Mariachi bands should be permanently banned from performance. I mean, you have to pay them for silence! My worst experience ever was, of all places, in Istanbul.
A mariachi band came to our table playing and one of the performers demanded money. Wayne handed him some cash, the guy frowned and said, "Not enough." Wayne replied: "Fine, play all night. We can take it."
I'm afraid our meal at 7 Mares was disappointing and ridiculously expensive. There is better Mexican-style seafood at Mariscolandia, farther up Buford Highway, and you won't have to empty your wallet for overpriced catfish dishes.
Everybody's Pizza in Emory Village is still reliable. The cheese pizza crisp — onions and three cheeses on a thin crust — remains one of my favorites. Ask for it well done, so it's nice and crackery, and then pour olive oil on it.
Joey Masi wrote to advise me that he is no longer chef at La Tavola. He is heading to Italy to spend the summer with his family and when he returns, he plans to open his own restaurant in Sandy Springs or Decatur.

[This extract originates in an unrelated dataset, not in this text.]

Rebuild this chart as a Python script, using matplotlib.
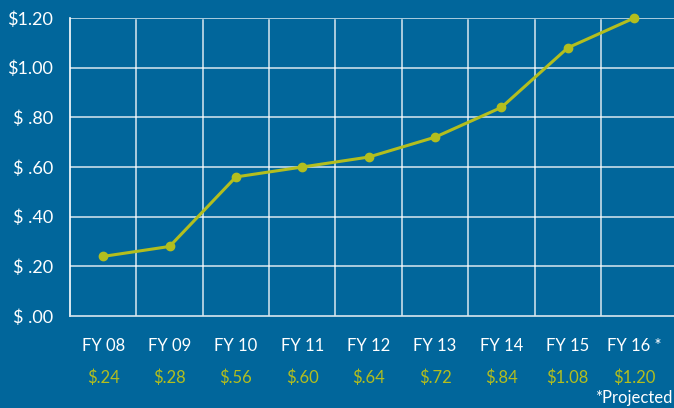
import numpy as np
import matplotlib.pyplot as plt
from matplotlib.transforms import blended_transform_factory

# Data
years = ["FY 08", "FY 09", "FY 10", "FY 11", "FY 12", "FY 13", "FY 14", "FY 15", "FY 16 *"]
values = [0.24, 0.28, 0.56, 0.60, 0.64, 0.72, 0.84, 1.08, 1.20]
value_labels = ["$.24", "$.28", "$.56", "$.60", "$.64", "$.72", "$.84", "$1.08", "$1.20"]
y_ticks = [0.0, 0.2, 0.4, 0.6, 0.8, 1.0, 1.2]
y_tick_labels = ["$ .00", "$ .20", "$ .40", "$ .60", "$ .80", "$1.00", "$1.20"]

bg = "#01669b"
green = "#b3be1e"
plt.rcParams['font.family'] = ['Lato', 'DejaVu Sans']

fig = plt.figure(figsize=(6.74, 4.08), dpi=100, facecolor=bg)
ax = fig.add_axes([70 / 674, (408 - 316) / 408, 604 / 674, (316 - 18) / 408])
ax.set_facecolor(bg)

x = np.arange(len(years))
ax.plot(x, values, color=green, lw=2.2, marker="o", ms=6, clip_on=False, zorder=5)

ax.set_xlim(-0.5, 8.6)
ax.set_ylim(0, 1.2)

# grid
for yv in y_ticks[1:]:
    ax.axhline(yv, color="white", lw=1.1, alpha=0.85, zorder=1)
for xv in np.arange(0.5, 8.0, 1.0):
    ax.plot([xv, xv], [0, 1.19], color="white", lw=1.1, alpha=0.85, zorder=1)

for s in ["top", "right"]:
    ax.spines[s].set_visible(False)
ax.spines["left"].set_color("white")
ax.spines["bottom"].set_color("#d8e6ef")
ax.spines["left"].set_linewidth(1.2)
ax.spines["bottom"].set_linewidth(1.2)

ax.set_yticks(y_ticks)
ax.set_yticklabels(y_tick_labels, color="white", fontsize=13)
ax.tick_params(axis="y", length=0, pad=12)
ax.set_xticks([])

trans = blended_transform_factory(ax.transData, fig.transFigure)
for xi, yr, vl in zip(x, years, value_labels):
    ax.text(xi, 1 - 346 / 408, yr, transform=trans, ha="center", va="center",
            color="white", fontsize=12)
    ax.text(xi, 1 - 378 / 408, vl, transform=trans, ha="center", va="center",
            color=green, fontsize=12)

fig.text(672 / 674, 1 - 398 / 408, "*Projected", ha="right", va="center",
         color="white", fontsize=12)

fig.savefig("out.png", dpi=100, facecolor=bg)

This is from the diplomatic Aron Glinsky following my recent review of Coco Loco and a few other Cuban spots: "As the son of Cuban parents, I am an enthusiastic connoisseur of this cuisine. You have left out at least one important restaurant from your article. Little Cuba is located on Chamblee Tucker just inside of I-285. I have found their food to be very accurate, delicious and a great value as well. I strongly encourage you to try it out and even mention your oversight in the paper. To review Cuban restaurants in Atlanta and leave them out is to talk about quality local newspapers and leave out the Loaf."
This is from Edward Krugman, following my review of Atmosphere: "I've had three meals there and, with the exception of the mussels, which were average, everything else has been excellent. The fish, in particular, is outstanding. From a food standpoint, it is one of the best new restaurants in Atlanta. As for the service, the first waiter we had I doubt had ever eaten in a restaurant before, much less served in one. I don't think he is working there anymore. The others seem to require better instruction."